> Source material
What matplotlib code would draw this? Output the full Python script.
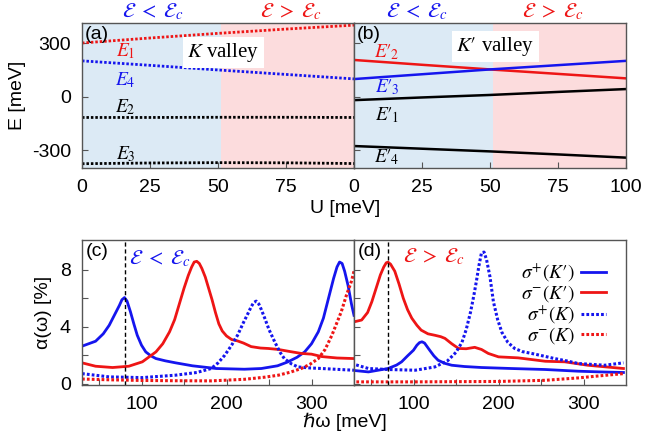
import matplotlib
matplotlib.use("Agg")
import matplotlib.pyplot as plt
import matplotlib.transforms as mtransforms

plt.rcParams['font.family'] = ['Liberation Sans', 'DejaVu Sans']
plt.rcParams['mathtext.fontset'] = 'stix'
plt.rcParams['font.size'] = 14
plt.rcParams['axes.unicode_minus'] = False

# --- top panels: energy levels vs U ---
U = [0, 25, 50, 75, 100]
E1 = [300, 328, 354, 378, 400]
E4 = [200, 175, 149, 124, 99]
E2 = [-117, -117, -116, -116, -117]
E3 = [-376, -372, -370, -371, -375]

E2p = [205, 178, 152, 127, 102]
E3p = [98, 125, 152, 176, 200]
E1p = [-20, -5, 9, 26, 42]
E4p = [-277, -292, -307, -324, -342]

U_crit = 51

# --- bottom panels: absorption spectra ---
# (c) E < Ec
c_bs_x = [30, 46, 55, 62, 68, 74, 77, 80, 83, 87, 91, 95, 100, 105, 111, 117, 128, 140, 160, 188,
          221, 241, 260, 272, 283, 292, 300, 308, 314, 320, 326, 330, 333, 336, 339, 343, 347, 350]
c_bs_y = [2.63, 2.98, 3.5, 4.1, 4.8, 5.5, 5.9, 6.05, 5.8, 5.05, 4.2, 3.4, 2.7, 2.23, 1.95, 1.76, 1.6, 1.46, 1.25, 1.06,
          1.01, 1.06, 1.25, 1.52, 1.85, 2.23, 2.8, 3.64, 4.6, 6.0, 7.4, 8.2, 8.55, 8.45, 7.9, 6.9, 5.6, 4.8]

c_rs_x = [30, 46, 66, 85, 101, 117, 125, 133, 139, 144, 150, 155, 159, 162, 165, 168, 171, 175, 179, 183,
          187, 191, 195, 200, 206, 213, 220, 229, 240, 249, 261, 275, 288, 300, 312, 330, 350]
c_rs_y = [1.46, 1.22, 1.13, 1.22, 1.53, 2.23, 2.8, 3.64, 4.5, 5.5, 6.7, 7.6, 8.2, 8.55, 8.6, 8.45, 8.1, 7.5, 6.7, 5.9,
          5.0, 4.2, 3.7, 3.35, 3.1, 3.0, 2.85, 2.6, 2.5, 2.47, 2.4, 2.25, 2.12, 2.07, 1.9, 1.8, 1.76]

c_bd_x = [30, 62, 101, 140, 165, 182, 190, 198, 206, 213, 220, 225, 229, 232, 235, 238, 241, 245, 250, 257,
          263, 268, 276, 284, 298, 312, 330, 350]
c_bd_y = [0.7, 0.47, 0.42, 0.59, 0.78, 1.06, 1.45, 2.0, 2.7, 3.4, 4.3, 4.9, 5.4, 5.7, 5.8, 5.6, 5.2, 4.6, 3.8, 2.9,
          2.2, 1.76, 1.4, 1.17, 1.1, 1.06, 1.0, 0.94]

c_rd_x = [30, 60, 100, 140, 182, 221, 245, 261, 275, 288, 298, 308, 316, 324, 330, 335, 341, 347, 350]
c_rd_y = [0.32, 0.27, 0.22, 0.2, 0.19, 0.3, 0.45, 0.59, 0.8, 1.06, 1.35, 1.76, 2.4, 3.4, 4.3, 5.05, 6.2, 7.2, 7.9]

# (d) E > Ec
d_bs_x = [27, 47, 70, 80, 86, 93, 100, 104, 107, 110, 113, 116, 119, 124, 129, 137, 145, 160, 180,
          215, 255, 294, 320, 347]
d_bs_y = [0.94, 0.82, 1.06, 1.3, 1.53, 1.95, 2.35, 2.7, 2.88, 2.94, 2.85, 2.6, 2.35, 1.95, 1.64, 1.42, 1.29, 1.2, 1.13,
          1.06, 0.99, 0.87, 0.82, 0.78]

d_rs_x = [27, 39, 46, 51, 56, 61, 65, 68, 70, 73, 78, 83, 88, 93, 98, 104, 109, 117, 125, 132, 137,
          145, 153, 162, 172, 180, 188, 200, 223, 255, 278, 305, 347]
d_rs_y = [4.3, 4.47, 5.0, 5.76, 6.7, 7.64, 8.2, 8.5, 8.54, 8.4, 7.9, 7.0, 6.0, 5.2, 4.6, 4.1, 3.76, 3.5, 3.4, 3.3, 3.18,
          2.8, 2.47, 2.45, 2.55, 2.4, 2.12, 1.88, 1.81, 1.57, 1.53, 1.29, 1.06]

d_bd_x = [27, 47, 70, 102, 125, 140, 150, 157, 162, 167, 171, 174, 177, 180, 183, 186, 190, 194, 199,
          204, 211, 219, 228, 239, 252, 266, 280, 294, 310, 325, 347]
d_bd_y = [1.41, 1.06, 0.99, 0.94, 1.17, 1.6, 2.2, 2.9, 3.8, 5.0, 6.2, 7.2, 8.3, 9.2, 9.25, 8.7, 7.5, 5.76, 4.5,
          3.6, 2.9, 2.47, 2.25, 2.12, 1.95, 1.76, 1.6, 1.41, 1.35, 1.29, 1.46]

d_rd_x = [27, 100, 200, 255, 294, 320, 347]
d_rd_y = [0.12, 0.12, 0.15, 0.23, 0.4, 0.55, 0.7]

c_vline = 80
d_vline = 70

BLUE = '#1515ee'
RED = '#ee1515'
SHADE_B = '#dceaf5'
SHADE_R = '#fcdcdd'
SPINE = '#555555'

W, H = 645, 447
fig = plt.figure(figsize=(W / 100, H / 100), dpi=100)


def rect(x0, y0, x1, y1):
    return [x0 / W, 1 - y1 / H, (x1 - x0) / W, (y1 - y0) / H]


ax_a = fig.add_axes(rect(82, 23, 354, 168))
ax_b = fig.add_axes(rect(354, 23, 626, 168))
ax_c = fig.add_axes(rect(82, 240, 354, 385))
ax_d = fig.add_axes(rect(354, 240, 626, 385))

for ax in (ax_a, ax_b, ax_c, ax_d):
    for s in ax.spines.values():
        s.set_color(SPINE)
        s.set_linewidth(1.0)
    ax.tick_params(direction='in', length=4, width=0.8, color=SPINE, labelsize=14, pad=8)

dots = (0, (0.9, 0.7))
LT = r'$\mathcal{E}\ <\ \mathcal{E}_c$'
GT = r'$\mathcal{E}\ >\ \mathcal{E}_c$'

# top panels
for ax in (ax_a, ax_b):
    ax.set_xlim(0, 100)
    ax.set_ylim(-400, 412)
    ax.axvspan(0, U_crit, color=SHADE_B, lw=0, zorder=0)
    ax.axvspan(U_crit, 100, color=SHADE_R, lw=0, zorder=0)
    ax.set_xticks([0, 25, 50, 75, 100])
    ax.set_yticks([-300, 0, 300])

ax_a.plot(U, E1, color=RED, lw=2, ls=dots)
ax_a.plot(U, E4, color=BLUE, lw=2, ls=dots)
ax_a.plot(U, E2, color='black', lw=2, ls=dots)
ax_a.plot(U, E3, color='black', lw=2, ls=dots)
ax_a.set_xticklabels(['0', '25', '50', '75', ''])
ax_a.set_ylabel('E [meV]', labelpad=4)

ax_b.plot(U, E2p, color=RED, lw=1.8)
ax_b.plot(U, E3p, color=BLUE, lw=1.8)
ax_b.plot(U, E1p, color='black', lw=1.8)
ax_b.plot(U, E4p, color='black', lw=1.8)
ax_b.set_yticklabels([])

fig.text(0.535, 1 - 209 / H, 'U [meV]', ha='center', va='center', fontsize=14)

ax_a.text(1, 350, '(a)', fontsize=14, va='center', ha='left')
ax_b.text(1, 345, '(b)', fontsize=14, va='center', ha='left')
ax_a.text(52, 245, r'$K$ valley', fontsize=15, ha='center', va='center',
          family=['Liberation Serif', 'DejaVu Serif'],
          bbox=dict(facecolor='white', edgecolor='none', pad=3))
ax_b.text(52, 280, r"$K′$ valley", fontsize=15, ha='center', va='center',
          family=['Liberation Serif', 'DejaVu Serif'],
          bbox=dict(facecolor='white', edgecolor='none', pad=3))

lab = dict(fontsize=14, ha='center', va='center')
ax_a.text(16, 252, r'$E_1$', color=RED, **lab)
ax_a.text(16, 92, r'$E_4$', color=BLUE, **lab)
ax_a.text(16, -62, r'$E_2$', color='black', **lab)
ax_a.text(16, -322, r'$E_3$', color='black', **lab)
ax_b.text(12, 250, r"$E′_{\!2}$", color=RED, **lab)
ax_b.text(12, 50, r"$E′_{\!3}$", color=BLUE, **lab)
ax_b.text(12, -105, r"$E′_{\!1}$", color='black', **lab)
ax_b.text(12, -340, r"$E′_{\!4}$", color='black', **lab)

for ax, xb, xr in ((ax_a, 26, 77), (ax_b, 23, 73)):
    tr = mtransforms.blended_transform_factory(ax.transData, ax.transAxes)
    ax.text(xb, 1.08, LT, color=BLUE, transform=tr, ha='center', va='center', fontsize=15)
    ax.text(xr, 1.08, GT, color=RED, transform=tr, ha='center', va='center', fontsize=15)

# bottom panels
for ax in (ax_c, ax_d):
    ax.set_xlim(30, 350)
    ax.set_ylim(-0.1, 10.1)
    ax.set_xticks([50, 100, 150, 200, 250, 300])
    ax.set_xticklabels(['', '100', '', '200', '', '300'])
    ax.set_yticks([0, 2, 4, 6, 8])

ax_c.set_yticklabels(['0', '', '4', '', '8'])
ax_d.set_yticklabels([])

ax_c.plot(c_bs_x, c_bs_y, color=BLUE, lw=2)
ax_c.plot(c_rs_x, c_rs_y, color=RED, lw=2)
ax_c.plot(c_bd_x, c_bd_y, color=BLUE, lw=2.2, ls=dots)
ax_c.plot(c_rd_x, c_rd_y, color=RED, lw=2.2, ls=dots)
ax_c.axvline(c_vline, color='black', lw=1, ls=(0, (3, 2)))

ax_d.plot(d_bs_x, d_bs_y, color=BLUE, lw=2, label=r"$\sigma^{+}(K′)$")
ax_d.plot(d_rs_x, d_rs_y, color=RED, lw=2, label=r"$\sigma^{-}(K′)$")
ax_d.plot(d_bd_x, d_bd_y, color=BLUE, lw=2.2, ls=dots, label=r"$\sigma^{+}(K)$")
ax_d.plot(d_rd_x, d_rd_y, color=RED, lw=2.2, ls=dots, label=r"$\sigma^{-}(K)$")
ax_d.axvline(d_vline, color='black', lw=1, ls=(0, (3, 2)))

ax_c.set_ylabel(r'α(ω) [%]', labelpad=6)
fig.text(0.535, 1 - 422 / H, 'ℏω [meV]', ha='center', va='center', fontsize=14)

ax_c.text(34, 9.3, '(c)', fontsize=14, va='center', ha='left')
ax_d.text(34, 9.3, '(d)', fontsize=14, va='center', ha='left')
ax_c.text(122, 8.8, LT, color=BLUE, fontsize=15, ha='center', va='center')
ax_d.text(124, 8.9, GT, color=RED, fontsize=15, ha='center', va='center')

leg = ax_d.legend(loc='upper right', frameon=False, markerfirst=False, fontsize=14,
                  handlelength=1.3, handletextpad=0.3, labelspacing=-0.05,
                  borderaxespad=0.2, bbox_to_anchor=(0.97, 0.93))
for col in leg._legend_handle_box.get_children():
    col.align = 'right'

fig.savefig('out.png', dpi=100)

> Aim
From the first line of the material down to the line containing "plt.rcParams['axes.unicode_minus'] = False", inclusive, return each line exactly, skipping any picture.

> Task output
What matplotlib code would draw this? Output the full Python script.
import matplotlib
matplotlib.use("Agg")
import matplotlib.pyplot as plt
import matplotlib.transforms as mtransforms

plt.rcParams['font.family'] = ['Liberation Sans', 'DejaVu Sans']
plt.rcParams['mathtext.fontset'] = 'stix'
plt.rcParams['font.size'] = 14
plt.rcParams['axes.unicode_minus'] = False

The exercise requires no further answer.